REQUEST: Can you write out every line from the start of the records below through the line containing "const LW = 3.3;", leaving out any pictures?

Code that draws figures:
- - -
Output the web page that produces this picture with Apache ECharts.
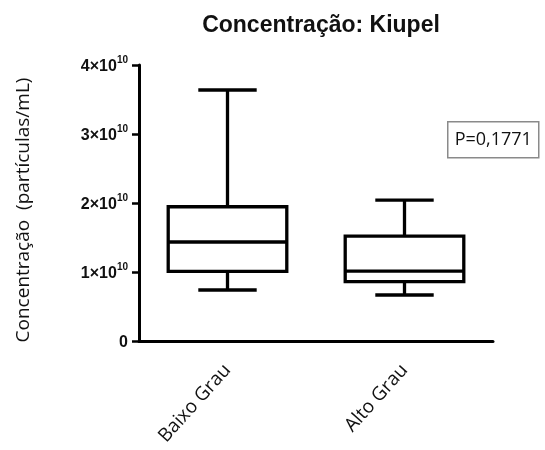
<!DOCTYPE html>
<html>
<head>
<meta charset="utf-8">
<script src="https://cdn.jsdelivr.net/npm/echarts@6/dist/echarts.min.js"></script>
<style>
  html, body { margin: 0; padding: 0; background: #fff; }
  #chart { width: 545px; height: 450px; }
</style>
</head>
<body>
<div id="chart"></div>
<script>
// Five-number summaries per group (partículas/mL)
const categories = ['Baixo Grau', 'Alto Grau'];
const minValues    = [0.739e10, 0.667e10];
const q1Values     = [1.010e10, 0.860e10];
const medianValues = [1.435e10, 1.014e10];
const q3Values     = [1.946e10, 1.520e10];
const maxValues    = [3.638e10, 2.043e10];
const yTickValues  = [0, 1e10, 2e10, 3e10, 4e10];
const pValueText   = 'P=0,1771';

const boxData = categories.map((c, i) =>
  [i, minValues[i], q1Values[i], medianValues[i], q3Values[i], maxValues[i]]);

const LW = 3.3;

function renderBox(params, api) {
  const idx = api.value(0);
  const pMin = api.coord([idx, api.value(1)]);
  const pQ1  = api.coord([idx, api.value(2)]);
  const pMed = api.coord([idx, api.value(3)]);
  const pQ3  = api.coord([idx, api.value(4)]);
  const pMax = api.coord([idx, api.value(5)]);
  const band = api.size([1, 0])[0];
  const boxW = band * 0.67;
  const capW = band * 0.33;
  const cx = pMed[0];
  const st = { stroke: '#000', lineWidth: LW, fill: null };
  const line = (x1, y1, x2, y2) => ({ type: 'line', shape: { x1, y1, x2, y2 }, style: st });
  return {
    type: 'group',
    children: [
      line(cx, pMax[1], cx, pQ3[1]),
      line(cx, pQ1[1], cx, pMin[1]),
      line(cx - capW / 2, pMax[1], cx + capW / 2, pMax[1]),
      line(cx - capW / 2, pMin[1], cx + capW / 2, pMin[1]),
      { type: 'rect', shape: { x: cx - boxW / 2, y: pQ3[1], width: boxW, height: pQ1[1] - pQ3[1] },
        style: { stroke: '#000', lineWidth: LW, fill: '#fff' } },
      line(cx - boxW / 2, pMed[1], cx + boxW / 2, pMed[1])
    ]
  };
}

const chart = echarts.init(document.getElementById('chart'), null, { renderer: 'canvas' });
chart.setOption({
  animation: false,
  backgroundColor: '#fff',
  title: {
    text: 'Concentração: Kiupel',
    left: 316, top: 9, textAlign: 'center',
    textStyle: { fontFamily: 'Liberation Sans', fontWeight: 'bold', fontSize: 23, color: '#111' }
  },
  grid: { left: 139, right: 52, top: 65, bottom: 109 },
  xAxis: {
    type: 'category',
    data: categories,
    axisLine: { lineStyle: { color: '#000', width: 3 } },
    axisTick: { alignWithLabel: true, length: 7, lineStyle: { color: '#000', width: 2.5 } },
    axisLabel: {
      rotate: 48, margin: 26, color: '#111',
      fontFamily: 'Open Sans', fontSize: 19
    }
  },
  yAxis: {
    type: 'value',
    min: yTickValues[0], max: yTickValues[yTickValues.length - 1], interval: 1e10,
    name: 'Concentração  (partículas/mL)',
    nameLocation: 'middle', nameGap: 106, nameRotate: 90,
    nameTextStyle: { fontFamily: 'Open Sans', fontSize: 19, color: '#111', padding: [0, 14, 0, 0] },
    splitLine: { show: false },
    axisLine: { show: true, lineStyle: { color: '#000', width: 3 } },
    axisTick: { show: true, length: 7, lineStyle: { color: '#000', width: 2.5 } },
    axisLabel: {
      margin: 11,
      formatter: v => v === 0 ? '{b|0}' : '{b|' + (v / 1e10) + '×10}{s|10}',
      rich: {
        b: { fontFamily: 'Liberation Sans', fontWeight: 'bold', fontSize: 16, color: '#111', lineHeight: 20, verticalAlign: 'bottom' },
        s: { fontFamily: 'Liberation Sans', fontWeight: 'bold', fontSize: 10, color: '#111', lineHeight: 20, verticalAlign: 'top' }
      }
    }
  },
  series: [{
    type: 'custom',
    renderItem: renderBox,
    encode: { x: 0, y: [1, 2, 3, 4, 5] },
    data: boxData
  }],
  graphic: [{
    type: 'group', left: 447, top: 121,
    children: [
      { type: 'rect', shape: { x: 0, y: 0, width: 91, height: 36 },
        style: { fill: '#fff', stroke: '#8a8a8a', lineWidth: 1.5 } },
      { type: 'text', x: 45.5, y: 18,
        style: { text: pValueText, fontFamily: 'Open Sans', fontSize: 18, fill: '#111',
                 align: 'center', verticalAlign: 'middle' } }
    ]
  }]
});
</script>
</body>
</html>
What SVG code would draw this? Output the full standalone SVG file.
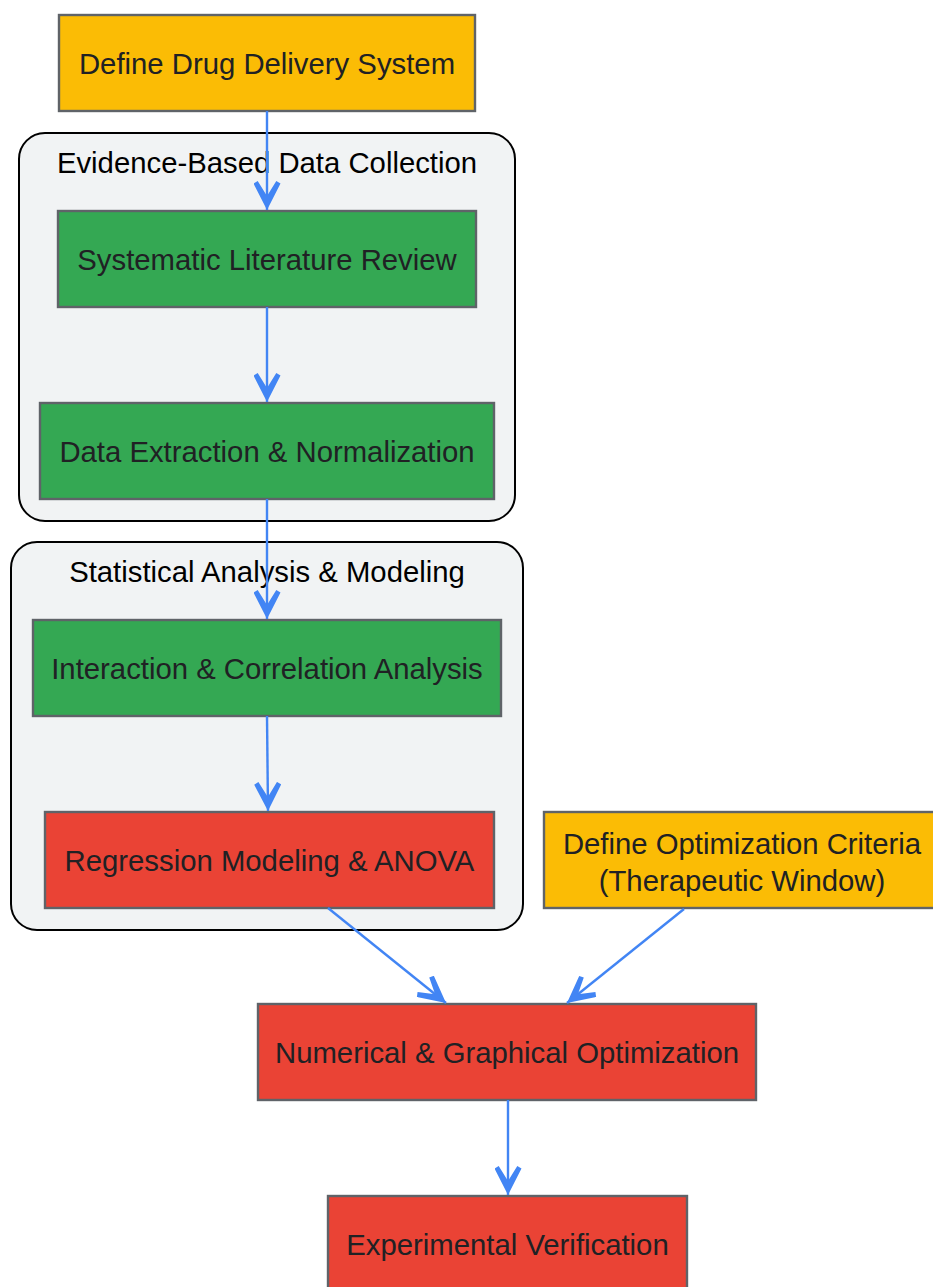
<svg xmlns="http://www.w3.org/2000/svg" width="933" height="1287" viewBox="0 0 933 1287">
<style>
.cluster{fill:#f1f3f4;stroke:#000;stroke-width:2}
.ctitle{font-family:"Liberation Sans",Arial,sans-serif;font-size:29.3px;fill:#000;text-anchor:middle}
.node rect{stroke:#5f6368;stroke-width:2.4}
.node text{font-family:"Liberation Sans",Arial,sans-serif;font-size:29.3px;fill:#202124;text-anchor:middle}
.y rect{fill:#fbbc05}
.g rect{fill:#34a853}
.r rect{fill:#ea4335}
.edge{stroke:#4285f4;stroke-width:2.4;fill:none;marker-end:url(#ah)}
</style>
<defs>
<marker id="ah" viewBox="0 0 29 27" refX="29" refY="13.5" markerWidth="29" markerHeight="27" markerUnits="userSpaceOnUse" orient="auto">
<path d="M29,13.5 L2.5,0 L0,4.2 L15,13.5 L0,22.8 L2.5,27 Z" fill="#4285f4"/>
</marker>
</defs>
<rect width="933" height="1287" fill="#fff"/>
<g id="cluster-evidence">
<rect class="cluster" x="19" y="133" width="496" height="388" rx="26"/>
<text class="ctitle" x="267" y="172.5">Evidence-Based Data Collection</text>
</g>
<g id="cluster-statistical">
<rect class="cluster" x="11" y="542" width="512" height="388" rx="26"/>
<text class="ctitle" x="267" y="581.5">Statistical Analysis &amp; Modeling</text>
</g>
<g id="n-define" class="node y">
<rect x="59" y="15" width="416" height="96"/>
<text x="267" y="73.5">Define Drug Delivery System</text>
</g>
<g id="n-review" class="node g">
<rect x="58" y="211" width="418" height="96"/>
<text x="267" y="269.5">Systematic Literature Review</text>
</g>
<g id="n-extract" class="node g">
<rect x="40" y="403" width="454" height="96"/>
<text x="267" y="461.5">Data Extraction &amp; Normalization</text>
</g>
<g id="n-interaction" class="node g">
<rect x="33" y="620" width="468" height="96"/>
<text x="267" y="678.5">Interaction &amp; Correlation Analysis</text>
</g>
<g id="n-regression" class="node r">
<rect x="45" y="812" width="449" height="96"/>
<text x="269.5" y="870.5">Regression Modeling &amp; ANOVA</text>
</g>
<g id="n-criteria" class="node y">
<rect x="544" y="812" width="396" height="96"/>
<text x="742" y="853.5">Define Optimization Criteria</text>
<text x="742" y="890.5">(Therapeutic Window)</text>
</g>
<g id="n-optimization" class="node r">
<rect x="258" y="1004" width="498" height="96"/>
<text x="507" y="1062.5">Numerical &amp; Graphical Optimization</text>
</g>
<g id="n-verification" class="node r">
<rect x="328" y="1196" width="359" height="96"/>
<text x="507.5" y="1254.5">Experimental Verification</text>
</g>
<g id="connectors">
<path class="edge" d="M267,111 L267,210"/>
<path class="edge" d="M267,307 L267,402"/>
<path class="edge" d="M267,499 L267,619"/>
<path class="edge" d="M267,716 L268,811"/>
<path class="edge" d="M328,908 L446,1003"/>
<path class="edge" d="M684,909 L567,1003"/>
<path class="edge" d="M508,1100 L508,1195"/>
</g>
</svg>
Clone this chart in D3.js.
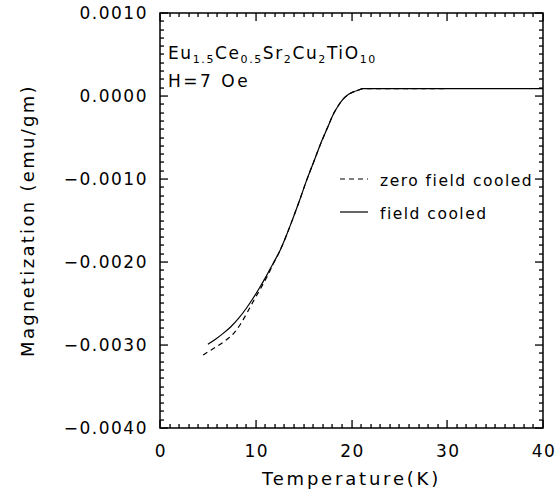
- - -
TASK OUTPUT:
Output the web page that produces this picture with Apache ECharts.
<!DOCTYPE html>
<html>
<head>
<meta charset="utf-8">
<script src="https://cdn.jsdelivr.net/npm/echarts@6/dist/echarts.min.js"></script>
<style>
  html, body { margin: 0; padding: 0; background: #fff; }
  #chart { width: 545px; height: 450px; }
</style>
</head>
<body>
<div id="chart"></div>
<script>
// Five-number summaries per group (partículas/mL)
const categories = ['Baixo Grau', 'Alto Grau'];
const minValues    = [0.739e10, 0.667e10];
const q1Values     = [1.010e10, 0.860e10];
const medianValues = [1.435e10, 1.014e10];
const q3Values     = [1.946e10, 1.520e10];
const maxValues    = [3.638e10, 2.043e10];
const yTickValues  = [0, 1e10, 2e10, 3e10, 4e10];
const pValueText   = 'P=0,1771';

const boxData = categories.map((c, i) =>
  [i, minValues[i], q1Values[i], medianValues[i], q3Values[i], maxValues[i]]);

const LW = 3.3;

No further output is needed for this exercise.